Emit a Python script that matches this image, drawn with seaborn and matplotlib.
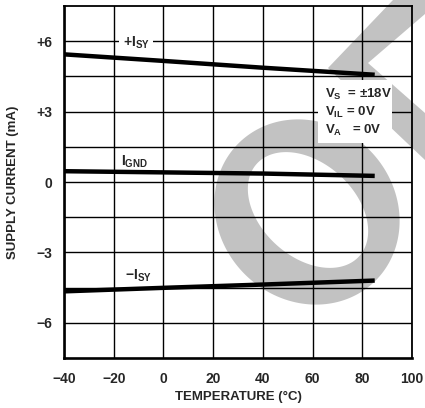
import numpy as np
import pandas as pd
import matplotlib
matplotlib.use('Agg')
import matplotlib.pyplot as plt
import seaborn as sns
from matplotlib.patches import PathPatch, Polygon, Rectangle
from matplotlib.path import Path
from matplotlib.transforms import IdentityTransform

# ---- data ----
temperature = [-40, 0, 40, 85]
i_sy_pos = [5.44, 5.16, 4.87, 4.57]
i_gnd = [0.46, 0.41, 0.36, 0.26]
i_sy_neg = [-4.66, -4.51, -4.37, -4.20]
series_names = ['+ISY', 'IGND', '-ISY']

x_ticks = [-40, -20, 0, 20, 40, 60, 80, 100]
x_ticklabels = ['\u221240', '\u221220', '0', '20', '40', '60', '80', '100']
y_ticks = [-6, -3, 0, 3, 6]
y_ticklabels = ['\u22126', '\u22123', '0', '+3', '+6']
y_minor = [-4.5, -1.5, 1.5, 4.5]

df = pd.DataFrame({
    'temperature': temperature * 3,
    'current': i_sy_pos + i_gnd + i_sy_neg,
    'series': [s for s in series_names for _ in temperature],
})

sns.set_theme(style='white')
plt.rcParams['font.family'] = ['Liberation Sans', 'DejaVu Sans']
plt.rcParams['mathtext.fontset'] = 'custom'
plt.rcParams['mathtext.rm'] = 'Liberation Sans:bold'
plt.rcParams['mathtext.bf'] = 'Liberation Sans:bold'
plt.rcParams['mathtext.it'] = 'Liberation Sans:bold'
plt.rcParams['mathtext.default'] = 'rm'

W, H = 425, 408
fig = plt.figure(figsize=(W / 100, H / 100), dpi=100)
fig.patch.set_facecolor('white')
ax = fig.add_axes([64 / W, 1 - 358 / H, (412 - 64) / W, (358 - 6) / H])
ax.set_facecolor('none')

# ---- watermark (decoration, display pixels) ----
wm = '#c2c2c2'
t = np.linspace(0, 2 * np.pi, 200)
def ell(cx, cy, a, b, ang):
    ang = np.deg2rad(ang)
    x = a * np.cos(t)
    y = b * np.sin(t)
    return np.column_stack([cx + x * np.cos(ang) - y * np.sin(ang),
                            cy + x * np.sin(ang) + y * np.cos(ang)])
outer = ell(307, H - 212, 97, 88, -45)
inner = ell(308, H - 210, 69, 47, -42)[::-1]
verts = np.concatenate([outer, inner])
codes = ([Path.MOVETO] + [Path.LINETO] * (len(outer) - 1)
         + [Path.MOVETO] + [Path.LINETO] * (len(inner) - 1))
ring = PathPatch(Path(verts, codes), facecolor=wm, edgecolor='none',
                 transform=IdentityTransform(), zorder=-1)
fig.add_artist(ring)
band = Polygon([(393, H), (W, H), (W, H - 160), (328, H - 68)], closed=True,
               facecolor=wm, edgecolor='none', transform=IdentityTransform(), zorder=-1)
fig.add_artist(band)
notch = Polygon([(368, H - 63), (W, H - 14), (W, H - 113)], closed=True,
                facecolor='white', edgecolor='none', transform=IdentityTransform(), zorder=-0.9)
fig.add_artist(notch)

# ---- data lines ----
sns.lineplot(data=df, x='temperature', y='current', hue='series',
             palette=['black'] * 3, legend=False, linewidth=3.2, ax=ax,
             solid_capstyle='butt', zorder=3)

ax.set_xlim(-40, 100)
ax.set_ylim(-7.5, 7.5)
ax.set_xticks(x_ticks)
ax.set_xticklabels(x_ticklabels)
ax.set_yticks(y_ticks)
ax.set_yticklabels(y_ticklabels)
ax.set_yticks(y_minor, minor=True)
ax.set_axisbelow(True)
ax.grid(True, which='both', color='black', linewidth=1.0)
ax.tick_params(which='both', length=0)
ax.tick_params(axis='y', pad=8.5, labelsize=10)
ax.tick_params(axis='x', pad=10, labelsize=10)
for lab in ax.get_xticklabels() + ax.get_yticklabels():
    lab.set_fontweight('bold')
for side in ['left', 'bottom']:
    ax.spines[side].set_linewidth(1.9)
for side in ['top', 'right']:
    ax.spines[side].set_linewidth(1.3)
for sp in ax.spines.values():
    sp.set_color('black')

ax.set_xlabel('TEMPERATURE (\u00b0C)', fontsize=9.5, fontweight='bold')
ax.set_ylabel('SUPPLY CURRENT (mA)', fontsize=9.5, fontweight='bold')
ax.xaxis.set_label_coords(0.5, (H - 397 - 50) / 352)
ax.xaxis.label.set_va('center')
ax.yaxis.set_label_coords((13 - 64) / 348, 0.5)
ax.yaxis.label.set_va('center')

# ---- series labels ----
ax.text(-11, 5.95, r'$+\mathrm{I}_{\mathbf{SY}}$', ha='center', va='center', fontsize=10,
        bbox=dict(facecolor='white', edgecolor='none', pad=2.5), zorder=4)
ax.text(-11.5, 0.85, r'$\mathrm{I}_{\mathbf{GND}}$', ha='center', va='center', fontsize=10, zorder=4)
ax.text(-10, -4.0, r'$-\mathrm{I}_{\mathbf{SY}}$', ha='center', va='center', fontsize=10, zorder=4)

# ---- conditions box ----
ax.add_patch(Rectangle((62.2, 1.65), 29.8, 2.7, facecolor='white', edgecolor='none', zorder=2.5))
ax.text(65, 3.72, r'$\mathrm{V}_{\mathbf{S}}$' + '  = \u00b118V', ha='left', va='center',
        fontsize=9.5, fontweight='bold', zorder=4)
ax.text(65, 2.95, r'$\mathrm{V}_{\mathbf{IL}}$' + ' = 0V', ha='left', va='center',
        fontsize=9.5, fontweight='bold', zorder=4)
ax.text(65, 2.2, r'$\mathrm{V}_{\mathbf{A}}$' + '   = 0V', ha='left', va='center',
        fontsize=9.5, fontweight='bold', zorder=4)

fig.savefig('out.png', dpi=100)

**Exercise directions**
Please restate the material above line by line, exactly, beginning at its first line and ending with the line that contains "from matplotlib.transforms import", without any pictures.

**Output below**
Emit a Python script that matches this image, drawn with seaborn and matplotlib.
import numpy as np
import pandas as pd
import matplotlib
matplotlib.use('Agg')
import matplotlib.pyplot as plt
import seaborn as sns
from matplotlib.patches import PathPatch, Polygon, Rectangle
from matplotlib.path import Path
from matplotlib.transforms import IdentityTransform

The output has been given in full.